Anyway, Nelson turned on a dime and built the 90-minute telefilm around the last song in the group's last concert with Reagon, "The Old Ship of Zion." After that, "we weren't coming back onstage again, it would be our last time," one member says.

Listening to Reagon's powerful, unerring voice atop the others, you felt that Sweet Honey would have a hard rock to crack without her. When she hit a note, it stayed hit, and imagining this bunch without her was like thinking of Duke Ellington without Harry Carney. "Hers is a voice that will ring throughout the centuries," someone said, one of the many hyperbolic but plausible comments with which the sprawling film is studded.

As the recital of Sweet Honey's repertoire unfolded, from "Joan Little," their first hit about a woman who murdered her jailer when he made advances, to "The Ballad of Harry Moore," a classic about a Florida NAACP leader who lost his life and those of his family to a Christmas Eve bomber, the women showed a nice grasp of harmony and a great deal of skill in keeping things moving, the colorful timbres of the diverse voices blending uncannily and feeding the ear with sweet honey.

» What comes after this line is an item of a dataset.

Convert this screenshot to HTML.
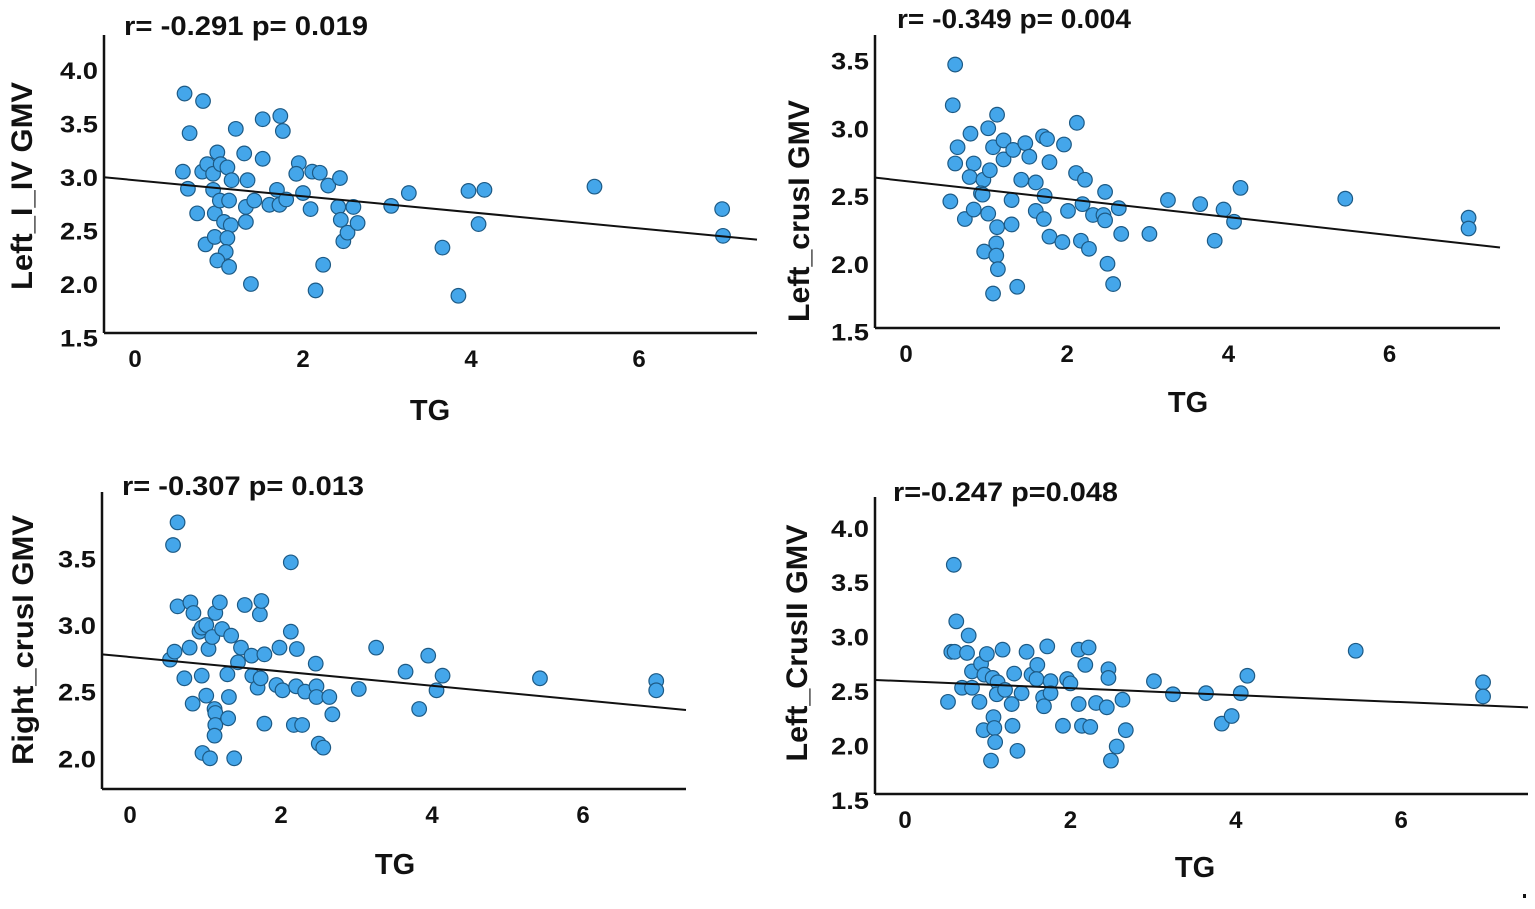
<!DOCTYPE html>
<html><head><meta charset="utf-8"><style>
html,body{margin:0;padding:0;background:#fff}
svg{display:block;font-family:"Liberation Sans",Arial,sans-serif;font-weight:bold}
</style></head><body>
<svg id="chart" width="1535" height="909" viewBox="0 0 1535 909" xmlns="http://www.w3.org/2000/svg"></svg>
<script>
// Panel 1: Left_I_IV GMV
const p1TG=[0.59,0.81,0.65,0.57,0.63,0.74,0.80,0.86,0.98,0.93,0.93,1.02,1.10,1.15,0.95,0.84,0.95,1.01,1.12,1.06,1.14,1.10,1.08,0.98,1.12,1.20,1.30,1.34,1.32,1.32,1.42,1.38,1.52,1.52,1.60,1.69,1.72,1.73,1.76,1.80,1.95,1.92,2.00,2.09,2.11,2.20,2.30,2.15,2.24,2.44,2.42,2.45,2.48,2.53,2.60,2.65,3.05,3.26,3.66,3.85,3.97,4.16,4.09,5.47,6.99,7.0];
const p1GMV=[3.78,3.71,3.41,3.05,2.89,2.66,3.05,3.12,3.23,3.03,2.88,3.12,3.09,2.97,2.66,2.37,2.44,2.78,2.78,2.58,2.55,2.43,2.30,2.22,2.16,3.45,3.22,2.97,2.72,2.58,2.78,2.0,3.17,3.54,2.74,2.88,2.74,3.57,3.43,2.79,3.13,3.03,2.85,2.70,3.05,3.04,2.92,1.94,2.18,2.99,2.72,2.60,2.40,2.48,2.72,2.57,2.73,2.85,2.34,1.89,2.87,2.88,2.56,2.91,2.70,2.45];
const p1Fit=[2.97,-0.075];
// Panel 2: Left_crusI GMV
const p2TG=[0.61,0.58,0.64,0.61,0.55,0.73,0.80,0.84,0.79,0.84,0.96,0.93,0.95,1.02,1.04,1.02,0.97,1.08,1.13,1.21,1.21,1.13,1.12,1.12,1.14,1.08,1.31,1.31,1.33,1.43,1.48,1.53,1.38,1.61,1.61,1.71,1.72,1.70,1.75,1.78,1.78,1.94,1.96,2.01,2.12,2.11,2.22,2.19,2.17,2.27,2.32,2.45,2.47,2.47,2.50,2.57,2.64,2.67,3.02,3.25,3.65,3.83,3.94,4.07,4.15,5.45,6.98,6.98];
const p2GMV=[3.47,3.17,2.86,2.74,2.46,2.33,2.96,2.74,2.64,2.40,2.62,2.52,2.51,3.0,2.69,2.37,2.09,2.86,3.10,2.91,2.77,2.27,2.15,2.06,1.96,1.78,2.47,2.29,2.84,2.62,2.89,2.79,1.83,2.60,2.39,2.33,2.50,2.94,2.92,2.75,2.20,2.16,2.88,2.39,3.04,2.67,2.62,2.44,2.17,2.11,2.36,2.36,2.53,2.32,2.0,1.85,2.41,2.22,2.22,2.47,2.44,2.17,2.40,2.31,2.56,2.48,2.34,2.26];
const p2Fit=[2.61,-0.0665];
// Panel 3: Right_crusI GMV
const p3TG=[0.63,0.57,0.63,0.53,0.59,0.72,0.79,0.80,0.84,0.83,0.92,0.95,0.95,1.01,1.04,1.01,0.96,1.06,1.09,1.13,1.19,1.22,1.12,1.13,1.13,1.12,1.29,1.31,1.30,1.34,1.38,1.43,1.47,1.52,1.61,1.62,1.69,1.72,1.74,1.73,1.78,1.78,1.94,1.98,2.02,2.13,2.13,2.21,2.20,2.17,2.28,2.32,2.46,2.47,2.47,2.50,2.56,2.64,2.68,3.03,3.26,3.65,3.83,3.95,4.06,4.14,5.43,6.97,6.97];
const p3GMV=[3.77,3.60,3.14,2.74,2.80,2.60,2.83,3.17,3.09,2.41,2.95,2.62,2.98,3.0,2.82,2.47,2.04,2.0,2.91,3.09,3.17,2.97,2.37,2.34,2.25,2.17,2.63,2.46,2.30,2.92,2.0,2.72,2.83,3.15,2.77,2.62,2.53,3.08,3.18,2.60,2.78,2.26,2.55,2.83,2.51,2.95,3.47,2.82,2.54,2.25,2.25,2.50,2.71,2.54,2.46,2.11,2.08,2.46,2.33,2.52,2.83,2.65,2.37,2.77,2.51,2.62,2.60,2.58,2.51];
const p3Fit=[2.76,-0.054];
// Panel 4: Left_CrusII GMV
const p4TG=[0.59,0.62,0.56,0.60,0.52,0.77,0.75,0.69,0.81,0.81,0.90,0.92,0.99,0.96,0.95,1.06,1.04,1.07,1.08,1.09,1.12,1.11,1.18,1.21,1.29,1.30,1.32,1.36,1.41,1.47,1.53,1.60,1.59,1.67,1.68,1.72,1.76,1.76,1.91,1.96,2.0,2.10,2.10,2.14,2.18,2.22,2.24,2.31,2.46,2.46,2.44,2.49,2.56,2.63,2.67,3.01,3.24,3.64,3.83,3.95,4.06,4.14,5.45,6.99,6.99];
const p4GMV=[3.66,3.14,2.86,2.86,2.40,3.01,2.85,2.53,2.68,2.53,2.40,2.75,2.84,2.65,2.14,2.62,1.86,2.26,2.16,2.03,2.58,2.47,2.88,2.51,2.38,2.18,2.66,1.95,2.48,2.86,2.65,2.74,2.61,2.44,2.36,2.91,2.59,2.48,2.18,2.61,2.57,2.38,2.88,2.18,2.74,2.90,2.17,2.39,2.70,2.62,2.35,1.86,1.99,2.42,2.14,2.59,2.47,2.48,2.20,2.27,2.48,2.64,2.87,2.58,2.45];
const p4Fit=[2.59,-0.032];

const xTicks=[0,2,4,6];
const p1YTicks=[1.5,2.0,2.5,3.0,3.5,4.0];
const p2YTicks=[1.5,2.0,2.5,3.0,3.5];
const p3YTicks=[2.0,2.5,3.0,3.5];
const p4YTicks=[1.5,2.0,2.5,3.0,3.5,4.0];

const panels=[
 {id:'left-i-iv',tg:p1TG,v:p1GMV,fit:p1Fit,yt:p1YTicks,title:'Left_I_IV GMV',stat:'r= -0.291 p= 0.019',statW:244,titleW:208,
  x0:135,xs:84,yRefV:3.0,yRefP:177,ys:107,cx:104,cy:333,top:35,right:757,statX:124,statY:35,titleX:32,titleY:186,tgX:430,tgY:420,ylabX:98,xmin:-0.37},
 {id:'left-crusi',tg:p2TG,v:p2GMV,fit:p2Fit,yt:p2YTicks,title:'Left_crusI GMV',stat:'r= -0.349 p= 0.004',statW:234,titleW:222,
  x0:906,xs:80.6,yRefV:2.5,yRefP:196,ys:135.5,cx:875,cy:328,top:35,right:1500,statX:897,statY:28,titleX:809,titleY:211,tgX:1188,tgY:412,ylabX:869,xmin:-0.38},
 {id:'right-crusi',tg:p3TG,v:p3GMV,fit:p3Fit,yt:p3YTicks,title:'Right_crusI GMV',stat:'r= -0.307 p= 0.013',statW:242,titleW:250,
  x0:130,xs:75.5,yRefV:3.0,yRefP:625,ys:133.3,cx:102,cy:789,top:492,right:686,statX:122,statY:495,titleX:33,titleY:640,tgX:395,tgY:874,ylabX:96,xmin:-0.37},
 {id:'left-crusii',tg:p4TG,v:p4GMV,fit:p4Fit,yt:p4YTicks,title:'Left_CrusII GMV',stat:'r=-0.247 p=0.048',statW:225,titleW:237,
  x0:905,xs:82.7,yRefV:2.5,yRefP:691,ys:108.8,cx:875,cy:794,top:497,right:1528,statX:893,statY:501,titleX:807,titleY:643,tgX:1195,tgY:877,ylabX:869,xmin:-0.36}
];
const NS='http://www.w3.org/2000/svg';
const svg=document.getElementById('chart');
function mk(tag,attrs,parent){const e=document.createElementNS(NS,tag);for(const k in attrs)e.setAttribute(k,attrs[k]);parent.appendChild(e);return e;}
panels.forEach(p=>{
  const X=t=>p.x0+t*p.xs;
  const Y=v=>p.yRefP-(v-p.yRefV)*p.ys;
  const g=mk('g',{},svg);
  
  
  for(let i=0;i<p.tg.length;i++){
    const c=mk('circle',{cx:X(p.tg[i]),cy:Y(p.v[i]),r:7.3,fill:'#44a6ea',stroke:'#1d5a85','stroke-width':1.2},g);
    
    
  }
  const xmax=(p.right-p.x0)/p.xs;
  const fl=mk('line',{x1:X(p.xmin),y1:Y(p.fit[0]+p.fit[1]*p.xmin),x2:p.right,y2:Y(p.fit[0]+p.fit[1]*xmax),stroke:'#111','stroke-width':2},g);
  
  
  const ya=mk('line',{x1:p.cx,y1:p.top,x2:p.cx,y2:p.cy,stroke:'#111','stroke-width':2.5},g);
  
  
  const xa=mk('line',{x1:p.cx,y1:p.cy,x2:p.right,y2:p.cy,stroke:'#111','stroke-width':2.5},g);
  
  
  xTicks.forEach(t=>{
    const tx=mk('text',{x:X(t),y:p.cy+34,'text-anchor':'middle','font-size':24,fill:'#111'},g);
    tx.textContent=t;
    
    
  });
  p.yt.forEach(v=>{
    const tx=mk('text',{x:p.ylabX,y:Y(v)+9,'text-anchor':'end','font-size':24,fill:'#111',textLength:38,lengthAdjust:'spacingAndGlyphs'},g);
    tx.textContent=v.toFixed(1);
    
    
  });
  const st=mk('text',{x:p.statX,y:p.statY,'font-size':27,fill:'#111',textLength:p.statW,lengthAdjust:'spacingAndGlyphs'},g);
  st.textContent=p.stat;
  
  
  const yt=mk('text',{x:p.titleX,y:p.titleY,'text-anchor':'middle','font-size':30,fill:'#111',textLength:p.titleW,lengthAdjust:'spacingAndGlyphs',transform:'rotate(-90 '+p.titleX+' '+p.titleY+')'},g);
  yt.textContent=p.title;
  
  
  const xt=mk('text',{x:p.tgX,y:p.tgY,'text-anchor':'middle','font-size':29,fill:'#111'},g);
  xt.textContent='TG';
  
  
});
const dot=mk('rect',{x:1523,y:894,width:3,height:4,fill:'#111'},svg);


</script>
</body></html>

"You better learn these songs," admonishes Reagon, "you never know when you might be in a demonstration." Still, a relatively apolitical number, "Fulani Chant," provided the most fun of this last night. The beautiful Aisha Kahlil, in a dashing yellow gown, did a hands dance and chanted wordlessly (posing a problem for sign-language provider Shirley Childress Saxton) as the other members repeated their individual claves throughout like recorded bird calls.